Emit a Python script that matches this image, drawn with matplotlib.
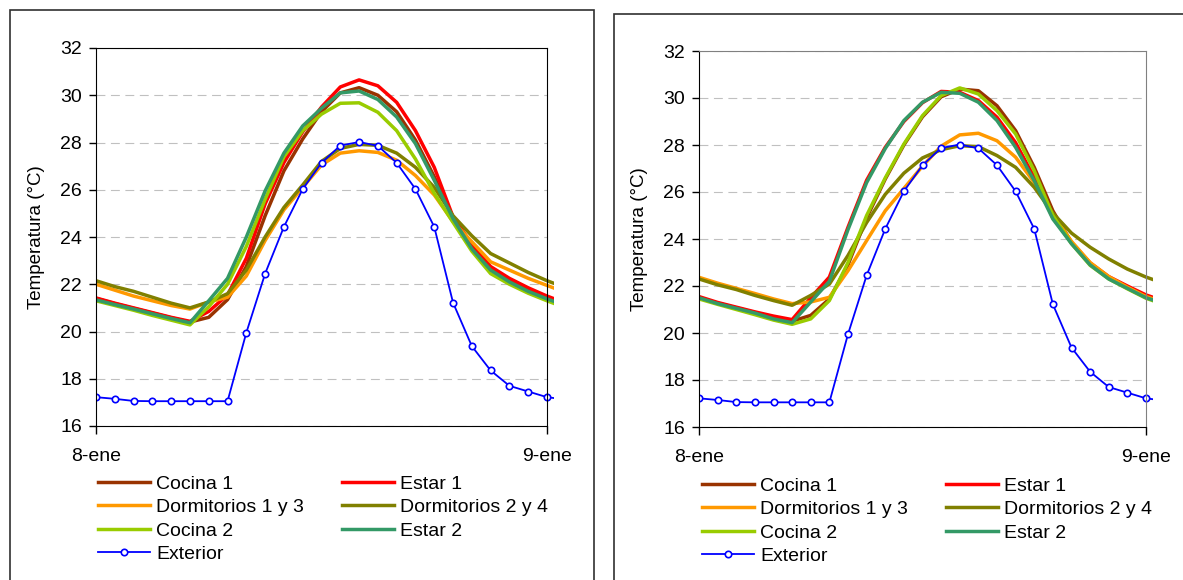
import matplotlib
matplotlib.use("Agg")
import matplotlib.pyplot as plt
from matplotlib.patches import Rectangle
from matplotlib.transforms import Bbox, TransformedBbox

plt.rcParams['font.family'] = ['Liberation Sans', 'DejaVu Sans']

# hourly readings, 8-ene 0:00 -> 9-ene 1:00
hours = list(range(26))
tick_pos = [0, 24]
tick_labels = ['8-ene', '9-ene']
y_ticks = [16, 18, 20, 22, 24, 26, 28, 30, 32]

names = ['Cocina 1', 'Estar 1', 'Dormitorios 1 y 3', 'Dormitorios 2 y 4',
         'Cocina 2', 'Estar 2']
colours = ['#993300', '#FF0000', '#FF9900', '#808000', '#99CC00', '#339966']

exterior = [17.22, 17.15, 17.06, 17.05, 17.05, 17.05, 17.05, 17.05, 19.95, 22.45,
            24.43, 26.03, 27.14, 27.87, 28.02, 27.86, 27.14, 26.03, 24.43, 21.22,
            19.38, 18.35, 17.7, 17.46, 17.22, 17.12]

# left chart
cocina1_a = [21.4, 21.18, 20.98, 20.78, 20.58, 20.4, 20.6, 21.35, 22.75, 24.9,
             26.8, 28.15, 29.3, 30.1, 30.32, 30.0, 29.3, 28.1, 26.55, 24.82,
             23.65, 22.7, 22.2, 21.8, 21.45, 21.15]
estar1_a = [21.42, 21.2, 21.0, 20.8, 20.6, 20.43, 20.85, 21.55, 23.1, 25.4,
            27.15, 28.45, 29.5, 30.35, 30.65, 30.4, 29.7, 28.5, 26.95, 24.85,
            23.7, 22.75, 22.25, 21.85, 21.5, 21.2]
dorm13_a = [22.0, 21.75, 21.5, 21.3, 21.1, 20.95, 21.25, 21.45, 22.35, 23.85,
            25.15, 26.1, 27.05, 27.55, 27.65, 27.58, 27.25, 26.6, 25.78, 24.65,
            23.8, 22.95, 22.6, 22.25, 21.95, 21.65]
dorm24_a = [22.15, 21.9, 21.7, 21.45, 21.2, 21.0, 21.25, 21.6, 22.6, 24.0,
            25.25, 26.2, 27.2, 27.75, 27.92, 27.88, 27.55, 26.95, 26.1, 24.9,
            24.05, 23.3, 22.9, 22.5, 22.15, 21.85]
cocina2_a = [21.3, 21.1, 20.9, 20.68, 20.48, 20.28, 21.05, 22.0, 23.6, 25.6,
             27.4, 28.5, 29.2, 29.66, 29.68, 29.28, 28.5, 27.3, 25.85, 24.62,
             23.4, 22.45, 22.0, 21.62, 21.3, 21.0]
estar2_a = [21.34, 21.14, 20.95, 20.75, 20.55, 20.37, 21.3, 22.25, 24.0, 25.95,
            27.55, 28.7, 29.45, 30.1, 30.18, 29.82, 29.08, 27.95, 26.4, 24.78,
            23.5, 22.6, 22.1, 21.7, 21.38, 21.1]

# right chart
cocina1_b = [21.5, 21.27, 21.07, 20.87, 20.65, 20.5, 20.75, 21.45, 22.9, 24.9,
             26.55, 28.0, 29.2, 30.05, 30.38, 30.31, 29.67, 28.61, 27.05, 25.2,
             23.85, 22.95, 22.35, 21.95, 21.55, 21.3]
estar1_b = [21.55, 21.3, 21.1, 20.9, 20.72, 20.57, 21.5, 22.38, 24.5, 26.5,
            27.9, 29.0, 29.8, 30.28, 30.24, 29.89, 29.18, 28.1, 26.62, 24.9,
            23.85, 22.98, 22.4, 22.0, 21.62, 21.35]
dorm13_b = [22.37, 22.12, 21.9, 21.68, 21.45, 21.25, 21.32, 21.52, 22.65, 23.93,
            25.2, 26.15, 27.1, 27.95, 28.43, 28.5, 28.18, 27.48, 26.4, 25.05,
            23.9, 23.0, 22.4, 21.95, 21.55, 21.3]
dorm24_b = [22.3, 22.05, 21.85, 21.6, 21.38, 21.18, 21.6, 22.08, 23.3, 24.7,
            25.9, 26.8, 27.45, 27.8, 27.97, 27.93, 27.55, 27.05, 26.2, 25.1,
            24.25, 23.65, 23.15, 22.72, 22.38, 22.1]
cocina2_b = [21.45, 21.22, 21.0, 20.78, 20.55, 20.37, 20.6, 21.38, 23.0, 25.0,
             26.6, 28.04, 29.25, 30.1, 30.43, 30.17, 29.46, 28.47, 26.9, 25.0,
             23.8, 22.88, 22.3, 21.88, 21.48, 21.2]
estar2_b = [21.5, 21.25, 21.05, 20.85, 20.6, 20.44, 21.32, 22.2, 24.4, 26.4,
            27.85, 29.04, 29.82, 30.24, 30.2, 29.82, 29.04, 27.9, 26.48, 24.85,
            23.8, 22.9, 22.3, 21.9, 21.5, 21.25]

W, H = 1183, 580
fig = plt.figure(figsize=(W / 100, H / 100), dpi=100)


def px_axes(left, top, right, bottom):
    # pixel box -> figure fraction
    return fig.add_axes([left / W, 1 - bottom / H, (right - left) / W, (bottom - top) / H])


def draw_panel(ax, rooms, frame_col, ylabel_x, legend_xy):
    ax.set_xlim(0, 24)
    ax.set_ylim(16, 32)
    w_px = ax.get_position().width * W
    clip = TransformedBbox(Bbox([[0, 0], [1 + 6.5 / w_px, 1]]), ax.transAxes)

    handles = []
    for vals, name, col in zip(rooms, names, colours):
        ln, = ax.plot(hours, vals, color=col, lw=2.5, label=name, clip_on=True)
        ln.set_clip_box(clip)
        handles.append(ln)
    ext, = ax.plot(hours, exterior, color='#0000FF', lw=1.3, marker='o', ms=4.6,
                   mfc='white', mec='#0000FF', mew=1.2, label='Exterior')
    ext.set_clip_box(clip)

    ax.set_yticks(y_ticks)
    ax.set_xticks(tick_pos)
    ax.set_xticklabels(tick_labels)
    ax.tick_params(axis='y', direction='out', length=5, width=1, labelsize=14, pad=5)
    ax.tick_params(axis='x', direction='out', length=6, width=1, labelsize=14, pad=10)
    ax.yaxis.grid(True, color='#C0C0C0', lw=0.8, linestyle=(0, (8, 5)))
    ax.set_axisbelow(True)
    for side in ['left', 'bottom']:
        ax.spines[side].set_color('black')
    for side in ['top', 'right']:
        ax.spines[side].set_color(frame_col)
    ax.set_ylabel('Temperatura (°C)', fontsize=13.5)
    ax.yaxis.set_label_coords(ylabel_x, 0.5)

    # legend order: rows of two, Exterior last
    order = [handles[0], handles[2], handles[4], ext, handles[1], handles[3], handles[5]]
    fig.legend(handles=order, labels=[h.get_label() for h in order], ncol=2,
               loc='upper left', bbox_to_anchor=(legend_xy[0] / W, 1 - legend_xy[1] / H),
               frameon=False, fontsize=14, handlelength=2.65, handletextpad=0.35,
               columnspacing=1.95, labelspacing=0.3, borderpad=0, borderaxespad=0)


ax_a = px_axes(96, 48, 547, 426)
draw_panel(ax_a, [cocina1_a, estar1_a, dorm13_a, dorm24_a, cocina2_a, estar2_a],
           'black', (45 - 96) / 451, (98, 475))

ax_b = px_axes(699, 51, 1146, 427)
draw_panel(ax_b, [cocina1_b, estar1_b, dorm13_b, dorm24_b, cocina2_b, estar2_b],
           '#808080', (648 - 699) / 447, (702, 477))

# outer chart frames
fig.add_artist(Rectangle((10 / W, -0.05), (594 - 10) / W, 1.05 - 10 / H,
                         transform=fig.transFigure, fill=False, ec='#303030', lw=1.2))
fig.add_artist(Rectangle((614 / W, -0.05), 0.6, 1.05 - 14 / H,
                         transform=fig.transFigure, fill=False, ec='#303030', lw=1.2))

fig.savefig('out.png', dpi=100)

■ What is expected ■
Give again, word for word, every line from the top of the data through the line with "y_ticks = [16, 18, 20, 22, 24, 26, 28, 30, 32]", both ends included, and exclude the pictures.

■ Written solution ■
Emit a Python script that matches this image, drawn with matplotlib.
import matplotlib
matplotlib.use("Agg")
import matplotlib.pyplot as plt
from matplotlib.patches import Rectangle
from matplotlib.transforms import Bbox, TransformedBbox

plt.rcParams['font.family'] = ['Liberation Sans', 'DejaVu Sans']

# hourly readings, 8-ene 0:00 -> 9-ene 1:00
hours = list(range(26))
tick_pos = [0, 24]
tick_labels = ['8-ene', '9-ene']
y_ticks = [16, 18, 20, 22, 24, 26, 28, 30, 32]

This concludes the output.